12/15/10 – T. Marc Schober – Seeking Alpha
Organic farming entails tasks like planting and harvesting, but organic farmers have additional work that differs greatly from conventional farmers. Organic production is very specific to comply with certifications and requirements mandated by the National Organic Program (NOP), which was created through the Organic Foods Production Act of 1990 (OFPA). The NOP develops, implements, and administers national production, handling and labeling USDA standards.
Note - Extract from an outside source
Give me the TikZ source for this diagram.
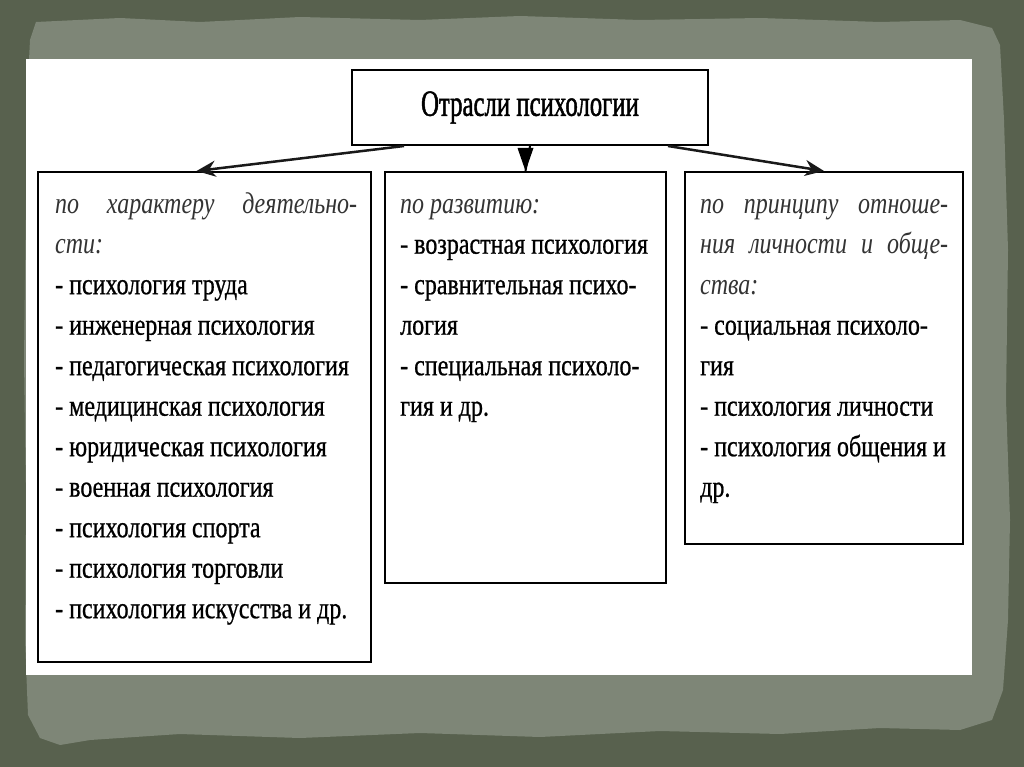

When dealing with food production, the term, “organic” is not interchangeable with natural, free-range, or hormone-free. Organic grains, primarily corn and soybeans, can be very profitable for farmers as organic grains can sell for large premiums from farmers who are certified. The growing consumption of organic foods is also helping increase the value of U.S. farmland because more land is required to produce organic food since yields are typically lower than conventional farming.
What is Organic?
Organic foods and grains are produced without using pesticides, non-organic fertilizers, antibiotics, and hormones. Farmers that use organic production methods, and that have been certified organic by the NOP’s 55 domestic or 42 foreign accredited certifying agents, can sell their grains to organic handlers and producers. For a farmer to be certified, they must present an application to an accredited certifying agent with four items included:
• The type of operation to be certified
• A history of substances applied to land for the previous 3 years
• The organic products being grown
• The organic system plan describing practices and substances used in production.